*** Source excerpt ***

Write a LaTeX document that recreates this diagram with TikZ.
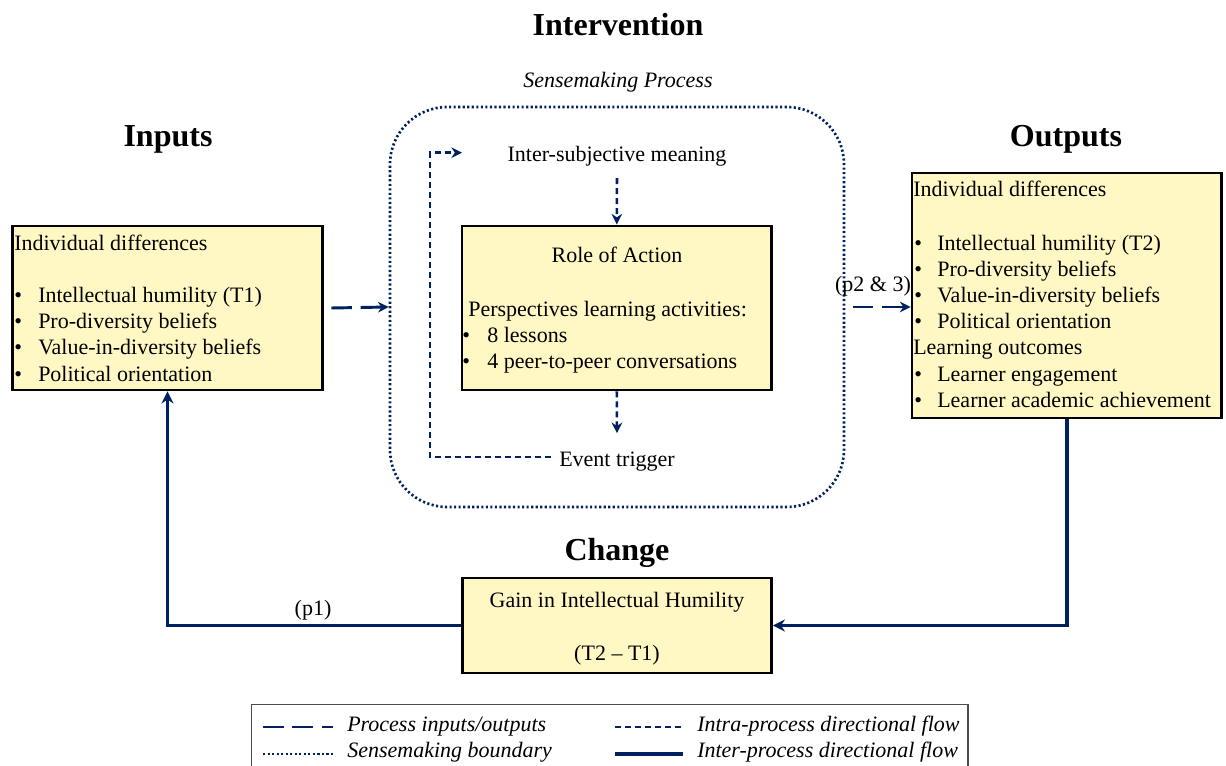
\documentclass[tikz,border=0pt]{standalone}
\usepackage{fontspec}
\setmainfont{Liberation Serif}
\usetikzlibrary{arrows.meta,fit,calc}
\definecolor{navy}{RGB}{0,32,96}
\definecolor{pale}{RGB}{255,248,196}
\tikzset{>=Stealth,every node/.style={font=\fontsize{16.5}{20}\selectfont,inner sep=0pt},
ttl/.style={font=\fontsize{24}{28}\selectfont\bfseries,anchor=base},
lgd/.style={font=\fontsize{16.5}{20}\selectfont\itshape,anchor=base west},
box/.style={draw=black,line width=2.2pt,fill=pale},
io/.style={navy,line width=2.2pt,dash pattern=on 15.5pt off 6.5pt,-{Stealth[length=8pt,width=8pt]}},
intra/.style={navy,line width=1.9pt,dash pattern=on 4.5pt off 3pt,-{Stealth[length=8pt,width=8pt]}},
bound/.style={draw=navy,line width=2pt,dash pattern=on 1.6pt off 1.8pt,rounded corners=43pt},
inter/.style={navy,line width=2.8pt,-{Stealth[length=9pt,width=9pt]}}}
\begin{document}
\begin{tikzpicture}[x=0.75pt,y=-0.75pt]
\useasboundingbox (0,0) rectangle (1226,766);
\node[ttl] (tint) at (618,36) {Intervention};\node[font=\fontsize{16.5}{20}\selectfont\itshape,anchor=base] (tsm) at (618,88) {Sensemaking Process};
\node[ttl] (tin) at (168,147) {Inputs};\node[ttl] (tout) at (1066,147) {Outputs};\node[ttl] (tchg) at (617,560) {Change};
% boxes
\node[bound,fit={(390,107) (844,507)}] (sb) {};
\node[box,fit={(12.5,226) (322.5,390)}] (in) {};
\node[box,fit={(462,226) (771.5,390)}] (act) {};
\node[anchor=base] (p23) at (873,291.5) {(p2 \& 3)};
\node[box,fit={(912,173) (1221.5,418)}] (out) {};
\node[box,fit={(462.5,578) (771.5,673)}] (chg) {};
% inputs
\node[anchor=base west] (ind1) at (14,251) {Individual differences};
\foreach \t [count=\i] in {Intellectual humility (T1),Pro-diversity beliefs,Value-in-diversity beliefs,Political orientation}
{\node[anchor=base west] (ib\i) at (14,275.6+26.4*\i) {\textbullet};\node[anchor=base west] (it\i) at (38,275.6+26.4*\i) {\t};}
% outputs
\node[anchor=base west] (ind2) at (913,197) {Individual differences};
\foreach \t [count=\i] in {Intellectual humility (T2),Pro-diversity beliefs,Value-in-diversity beliefs,Political orientation}
{\node[anchor=base west] (ob\i) at (914,224.7+26*\i) {\textbullet};\node[anchor=base west] (ot\i) at (937,224.7+26*\i) {\t};}
\node[anchor=base west] (lo) at (913,354.5) {Learning outcomes};
\foreach \t [count=\i] in {Learner engagement,Learner academic achievement}
{\node[anchor=base west] (lb\i) at (914,355+26*\i) {\textbullet};\node[anchor=base west] (lt\i) at (937,355+26*\i) {\t};}
% sensemaking
\node[anchor=base] (roa) at (617,263) {Role of Action};
\node[anchor=base west] (pla) at (468,316) {Perspectives learning activities:};
\node[anchor=base west] (ab1) at (462,342) {\textbullet};\node[anchor=base west] (at1) at (487,342) {8 lessons};
\node[anchor=base west] (ab2) at (462,368.5) {\textbullet};\node[anchor=base west] (at2) at (487,368.5) {4 peer-to-peer conversations};
\node[anchor=base] (ism) at (617,161.7) {Inter-subjective meaning};
\node[anchor=base] (evt) at (617,466) {Event trigger};
\coordinate (lpa) at (430,152.7);\coordinate (lpb) at (462,152.7);
\draw[intra] ([yshift=-8.5pt]ism.south) -- (act.north);\draw[intra] (act.south) -- ([yshift=13.5pt]evt.north);
\draw[intra] ([xshift=-6pt,yshift=3pt]evt.west) -| (lpa) -- (lpb);
\draw[io] ([xshift=5.5pt]in.east) -- (sb.west);\draw[io] ([xshift=5.5pt]sb.east) -- (sb.east -| out.west);
% change
\node[anchor=base] (gih) at (617,607.5) {Gain in Intellectual Humility};\node[anchor=base] (dt) at (617,660) {(T2 -- T1)};
\draw[inter] (out.south) |- (chg.east);\draw[inter] (chg.west) -| (in.south);
\node[anchor=base] (p1) at (313,615) {(p1)};
% legend
\node[draw=black!70,line width=0.9pt,fit={(251.5,704.5) (968,790)}] (leg) {};
\coordinate (la1) at (263,727);\coordinate (la2) at (333,727);\coordinate (lb1) at (263,754);\coordinate (lb2) at (333,754);
\coordinate (lc1) at (615,727);\coordinate (lc2) at (683,727);\coordinate (ld1) at (615,754);\coordinate (ld2) at (683,754);
\draw[io,-] (la1) -- (la2);\draw[bound] (lb1) -- (lb2);\draw[intra,-] (lc1) -- (lc2);\draw[inter,-,line width=3.2pt] (ld1) -- (ld2);
\node[lgd] (lg1) at (347,731) {Process inputs/outputs};\node[lgd] (lg2) at (347,757) {Sensemaking boundary};
\node[lgd] (lg3) at (697,731) {Intra-process directional flow};\node[lgd] (lg4) at (697,757) {Inter-process directional flow};
\end{tikzpicture}
\end{document}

***

Copy each line exactly, and leave the pictures out of your copy.

Write a LaTeX document that recreates this diagram with TikZ.
\documentclass[tikz,border=0pt]{standalone}
\usepackage{fontspec}
\setmainfont{Liberation Serif}
\usetikzlibrary{arrows.meta,fit,calc}
\definecolor{navy}{RGB}{0,32,96}
\definecolor{pale}{RGB}{255,248,196}
\tikzset{>=Stealth,every node/.style={font=\fontsize{16.5}{20}\selectfont,inner sep=0pt},
ttl/.style={font=\fontsize{24}{28}\selectfont\bfseries,anchor=base},
lgd/.style={font=\fontsize{16.5}{20}\selectfont\itshape,anchor=base west},
box/.style={draw=black,line width=2.2pt,fill=pale},
io/.style={navy,line width=2.2pt,dash pattern=on 15.5pt off 6.5pt,-{Stealth[length=8pt,width=8pt]}},
intra/.style={navy,line width=1.9pt,dash pattern=on 4.5pt off 3pt,-{Stealth[length=8pt,width=8pt]}},
bound/.style={draw=navy,line width=2pt,dash pattern=on 1.6pt off 1.8pt,rounded corners=43pt},
inter/.style={navy,line width=2.8pt,-{Stealth[length=9pt,width=9pt]}}}
\begin{document}
\begin{tikzpicture}[x=0.75pt,y=-0.75pt]
\useasboundingbox (0,0) rectangle (1226,766);
\node[ttl] (tint) at (618,36) {Intervention};\node[font=\fontsize{16.5}{20}\selectfont\itshape,anchor=base] (tsm) at (618,88) {Sensemaking Process};
\node[ttl] (tin) at (168,147) {Inputs};\node[ttl] (tout) at (1066,147) {Outputs};\node[ttl] (tchg) at (617,560) {Change};
% boxes
\node[bound,fit={(390,107) (844,507)}] (sb) {};
\node[box,fit={(12.5,226) (322.5,390)}] (in) {};
\node[box,fit={(462,226) (771.5,390)}] (act) {};
\node[anchor=base] (p23) at (873,291.5) {(p2 \& 3)};
\node[box,fit={(912,173) (1221.5,418)}] (out) {};
\node[box,fit={(462.5,578) (771.5,673)}] (chg) {};
% inputs
\node[anchor=base west] (ind1) at (14,251) {Individual differences};
\foreach \t [count=\i] in {Intellectual humility (T1),Pro-diversity beliefs,Value-in-diversity beliefs,Political orientation}
{\node[anchor=base west] (ib\i) at (14,275.6+26.4*\i) {\textbullet};\node[anchor=base west] (it\i) at (38,275.6+26.4*\i) {\t};}
% outputs
\node[anchor=base west] (ind2) at (913,197) {Individual differences};
\foreach \t [count=\i] in {Intellectual humility (T2),Pro-diversity beliefs,Value-in-diversity beliefs,Political orientation}
{\node[anchor=base west] (ob\i) at (914,224.7+26*\i) {\textbullet};\node[anchor=base west] (ot\i) at (937,224.7+26*\i) {\t};}
\node[anchor=base west] (lo) at (913,354.5) {Learning outcomes};
\foreach \t [count=\i] in {Learner engagement,Learner academic achievement}
{\node[anchor=base west] (lb\i) at (914,355+26*\i) {\textbullet};\node[anchor=base west] (lt\i) at (937,355+26*\i) {\t};}
% sensemaking
\node[anchor=base] (roa) at (617,263) {Role of Action};
\node[anchor=base west] (pla) at (468,316) {Perspectives learning activities:};
\node[anchor=base west] (ab1) at (462,342) {\textbullet};\node[anchor=base west] (at1) at (487,342) {8 lessons};
\node[anchor=base west] (ab2) at (462,368.5) {\textbullet};\node[anchor=base west] (at2) at (487,368.5) {4 peer-to-peer conversations};
\node[anchor=base] (ism) at (617,161.7) {Inter-subjective meaning};
\node[anchor=base] (evt) at (617,466) {Event trigger};
\coordinate (lpa) at (430,152.7);\coordinate (lpb) at (462,152.7);
\draw[intra] ([yshift=-8.5pt]ism.south) -- (act.north);\draw[intra] (act.south) -- ([yshift=13.5pt]evt.north);
\draw[intra] ([xshift=-6pt,yshift=3pt]evt.west) -| (lpa) -- (lpb);
\draw[io] ([xshift=5.5pt]in.east) -- (sb.west);\draw[io] ([xshift=5.5pt]sb.east) -- (sb.east -| out.west);
% change
\node[anchor=base] (gih) at (617,607.5) {Gain in Intellectual Humility};\node[anchor=base] (dt) at (617,660) {(T2 -- T1)};
\draw[inter] (out.south) |- (chg.east);\draw[inter] (chg.west) -| (in.south);
\node[anchor=base] (p1) at (313,615) {(p1)};
% legend
\node[draw=black!70,line width=0.9pt,fit={(251.5,704.5) (968,790)}] (leg) {};
\coordinate (la1) at (263,727);\coordinate (la2) at (333,727);\coordinate (lb1) at (263,754);\coordinate (lb2) at (333,754);
\coordinate (lc1) at (615,727);\coordinate (lc2) at (683,727);\coordinate (ld1) at (615,754);\coordinate (ld2) at (683,754);
\draw[io,-] (la1) -- (la2);\draw[bound] (lb1) -- (lb2);\draw[intra,-] (lc1) -- (lc2);\draw[inter,-,line width=3.2pt] (ld1) -- (ld2);
\node[lgd] (lg1) at (347,731) {Process inputs/outputs};\node[lgd] (lg2) at (347,757) {Sensemaking boundary};
\node[lgd] (lg3) at (697,731) {Intra-process directional flow};\node[lgd] (lg4) at (697,757) {Inter-process directional flow};
\end{tikzpicture}
\end{document}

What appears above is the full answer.